_WHAT THE TASK ASKS_
Retype exactly the lines from the first one through the line with "from bokeh.resources import INLINE", including both ends; skip any pictures.

_COLLECTED DATA_
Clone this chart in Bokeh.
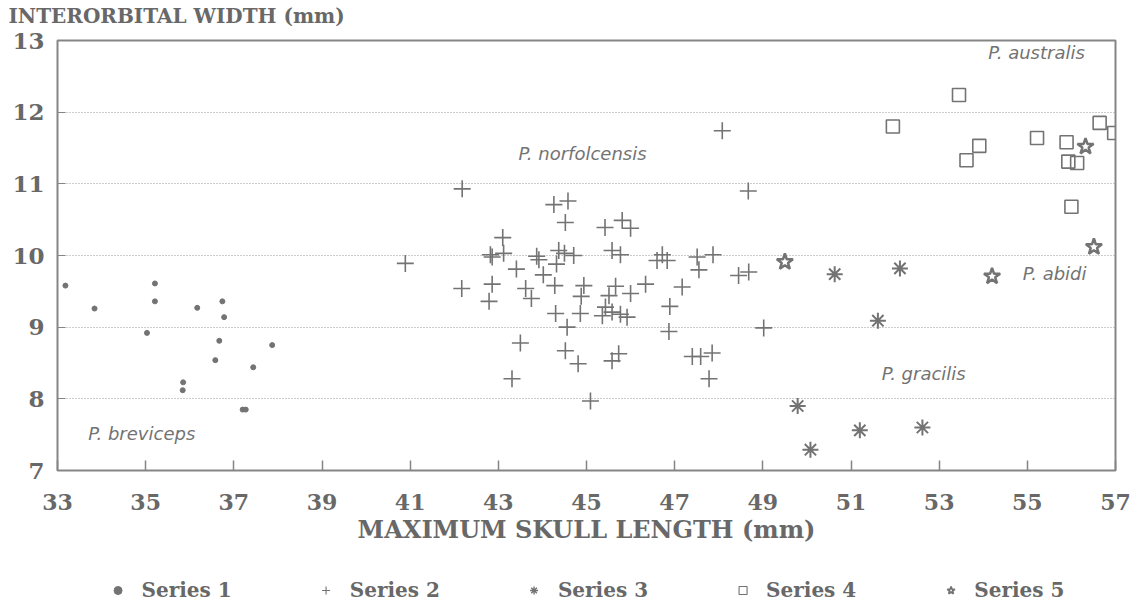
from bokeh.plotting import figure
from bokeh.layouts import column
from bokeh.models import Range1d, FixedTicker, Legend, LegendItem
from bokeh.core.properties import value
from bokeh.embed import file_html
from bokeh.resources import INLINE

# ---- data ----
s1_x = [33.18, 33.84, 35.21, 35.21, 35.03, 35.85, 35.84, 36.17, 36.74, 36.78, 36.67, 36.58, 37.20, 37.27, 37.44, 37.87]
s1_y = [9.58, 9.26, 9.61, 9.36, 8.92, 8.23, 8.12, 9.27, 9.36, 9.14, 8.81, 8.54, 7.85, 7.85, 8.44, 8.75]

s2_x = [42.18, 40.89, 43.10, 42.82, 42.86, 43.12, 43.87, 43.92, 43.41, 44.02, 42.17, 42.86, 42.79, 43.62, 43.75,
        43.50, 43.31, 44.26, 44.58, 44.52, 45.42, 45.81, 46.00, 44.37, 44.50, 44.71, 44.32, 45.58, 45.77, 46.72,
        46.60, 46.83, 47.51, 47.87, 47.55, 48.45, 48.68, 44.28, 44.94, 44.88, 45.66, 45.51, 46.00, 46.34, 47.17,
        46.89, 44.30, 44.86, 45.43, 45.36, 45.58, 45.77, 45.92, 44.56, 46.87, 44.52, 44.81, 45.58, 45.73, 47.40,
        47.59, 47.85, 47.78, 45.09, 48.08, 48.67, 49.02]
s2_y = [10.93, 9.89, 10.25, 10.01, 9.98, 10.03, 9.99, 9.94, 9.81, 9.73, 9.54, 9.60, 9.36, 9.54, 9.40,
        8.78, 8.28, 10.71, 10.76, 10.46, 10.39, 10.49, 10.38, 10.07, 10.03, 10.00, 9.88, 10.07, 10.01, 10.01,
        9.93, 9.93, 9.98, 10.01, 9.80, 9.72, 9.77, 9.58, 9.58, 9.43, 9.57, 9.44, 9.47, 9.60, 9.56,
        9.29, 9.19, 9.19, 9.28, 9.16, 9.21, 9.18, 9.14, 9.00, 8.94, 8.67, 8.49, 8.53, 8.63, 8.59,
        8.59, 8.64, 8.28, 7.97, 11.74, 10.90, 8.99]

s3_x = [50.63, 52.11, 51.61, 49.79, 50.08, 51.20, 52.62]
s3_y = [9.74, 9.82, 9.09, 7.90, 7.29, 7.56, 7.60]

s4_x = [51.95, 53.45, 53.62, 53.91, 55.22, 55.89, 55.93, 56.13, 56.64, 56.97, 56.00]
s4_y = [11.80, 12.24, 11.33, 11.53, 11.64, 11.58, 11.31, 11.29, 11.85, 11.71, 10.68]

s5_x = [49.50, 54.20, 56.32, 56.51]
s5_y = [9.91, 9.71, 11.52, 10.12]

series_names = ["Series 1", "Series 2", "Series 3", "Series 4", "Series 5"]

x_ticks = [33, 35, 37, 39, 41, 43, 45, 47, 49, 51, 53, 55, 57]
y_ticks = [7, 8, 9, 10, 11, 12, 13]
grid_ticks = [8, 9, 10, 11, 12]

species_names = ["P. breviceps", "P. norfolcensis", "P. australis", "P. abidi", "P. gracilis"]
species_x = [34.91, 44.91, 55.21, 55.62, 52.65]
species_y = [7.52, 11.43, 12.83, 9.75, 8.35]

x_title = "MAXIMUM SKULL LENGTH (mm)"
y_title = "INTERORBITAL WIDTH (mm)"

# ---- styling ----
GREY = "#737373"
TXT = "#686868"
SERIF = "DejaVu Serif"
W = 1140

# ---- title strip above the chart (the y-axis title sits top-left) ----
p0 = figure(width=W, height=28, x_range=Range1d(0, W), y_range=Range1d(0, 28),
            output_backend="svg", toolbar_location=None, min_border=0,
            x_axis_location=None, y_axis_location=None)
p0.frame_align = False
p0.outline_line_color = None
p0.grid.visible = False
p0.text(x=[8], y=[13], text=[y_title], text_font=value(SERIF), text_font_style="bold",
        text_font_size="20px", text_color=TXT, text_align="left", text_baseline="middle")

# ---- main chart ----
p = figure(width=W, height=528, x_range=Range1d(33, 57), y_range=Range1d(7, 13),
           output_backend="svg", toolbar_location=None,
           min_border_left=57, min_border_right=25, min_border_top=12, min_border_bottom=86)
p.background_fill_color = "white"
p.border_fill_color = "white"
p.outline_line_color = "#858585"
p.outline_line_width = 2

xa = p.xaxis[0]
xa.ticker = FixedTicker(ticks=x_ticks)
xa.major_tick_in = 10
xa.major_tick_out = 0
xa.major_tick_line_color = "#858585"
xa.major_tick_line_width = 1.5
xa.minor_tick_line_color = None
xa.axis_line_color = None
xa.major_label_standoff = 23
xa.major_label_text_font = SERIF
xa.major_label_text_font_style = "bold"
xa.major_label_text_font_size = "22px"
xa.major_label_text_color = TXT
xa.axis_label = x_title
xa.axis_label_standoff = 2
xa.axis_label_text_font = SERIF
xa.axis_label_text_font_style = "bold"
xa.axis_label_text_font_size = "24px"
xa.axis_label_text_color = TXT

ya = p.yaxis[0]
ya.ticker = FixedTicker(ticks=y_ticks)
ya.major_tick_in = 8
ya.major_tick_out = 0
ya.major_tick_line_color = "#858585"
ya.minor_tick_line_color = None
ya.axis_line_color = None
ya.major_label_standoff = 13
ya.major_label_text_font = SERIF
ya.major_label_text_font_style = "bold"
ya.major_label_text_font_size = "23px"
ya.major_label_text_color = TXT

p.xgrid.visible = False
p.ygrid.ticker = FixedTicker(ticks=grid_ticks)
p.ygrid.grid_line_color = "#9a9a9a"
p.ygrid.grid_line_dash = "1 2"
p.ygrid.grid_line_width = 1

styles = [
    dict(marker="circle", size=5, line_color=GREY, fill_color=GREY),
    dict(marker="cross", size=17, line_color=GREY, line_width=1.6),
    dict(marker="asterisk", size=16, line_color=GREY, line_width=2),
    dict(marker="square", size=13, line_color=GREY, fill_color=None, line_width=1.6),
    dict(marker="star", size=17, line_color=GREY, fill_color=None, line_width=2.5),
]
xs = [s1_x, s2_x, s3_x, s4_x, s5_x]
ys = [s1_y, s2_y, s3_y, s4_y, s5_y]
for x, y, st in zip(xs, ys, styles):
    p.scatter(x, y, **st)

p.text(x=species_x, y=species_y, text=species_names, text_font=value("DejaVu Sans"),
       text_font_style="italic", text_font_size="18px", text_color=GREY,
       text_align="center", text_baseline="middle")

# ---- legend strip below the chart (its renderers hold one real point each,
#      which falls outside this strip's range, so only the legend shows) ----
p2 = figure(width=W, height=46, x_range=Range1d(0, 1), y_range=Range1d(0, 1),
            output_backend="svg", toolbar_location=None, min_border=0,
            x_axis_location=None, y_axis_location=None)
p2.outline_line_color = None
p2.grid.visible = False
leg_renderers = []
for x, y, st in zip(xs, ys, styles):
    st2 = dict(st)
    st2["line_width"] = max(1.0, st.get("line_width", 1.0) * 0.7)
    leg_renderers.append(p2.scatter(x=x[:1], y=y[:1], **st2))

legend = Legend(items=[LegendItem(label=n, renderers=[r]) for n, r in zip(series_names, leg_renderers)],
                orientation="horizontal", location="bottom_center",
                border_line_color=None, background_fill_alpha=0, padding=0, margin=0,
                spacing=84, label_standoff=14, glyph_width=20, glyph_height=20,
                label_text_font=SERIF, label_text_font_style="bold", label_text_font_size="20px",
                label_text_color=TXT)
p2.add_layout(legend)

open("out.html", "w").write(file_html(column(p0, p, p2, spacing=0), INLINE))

_COMPLETED EXERCISE_
Clone this chart in Bokeh.
from bokeh.plotting import figure
from bokeh.layouts import column
from bokeh.models import Range1d, FixedTicker, Legend, LegendItem
from bokeh.core.properties import value
from bokeh.embed import file_html
from bokeh.resources import INLINE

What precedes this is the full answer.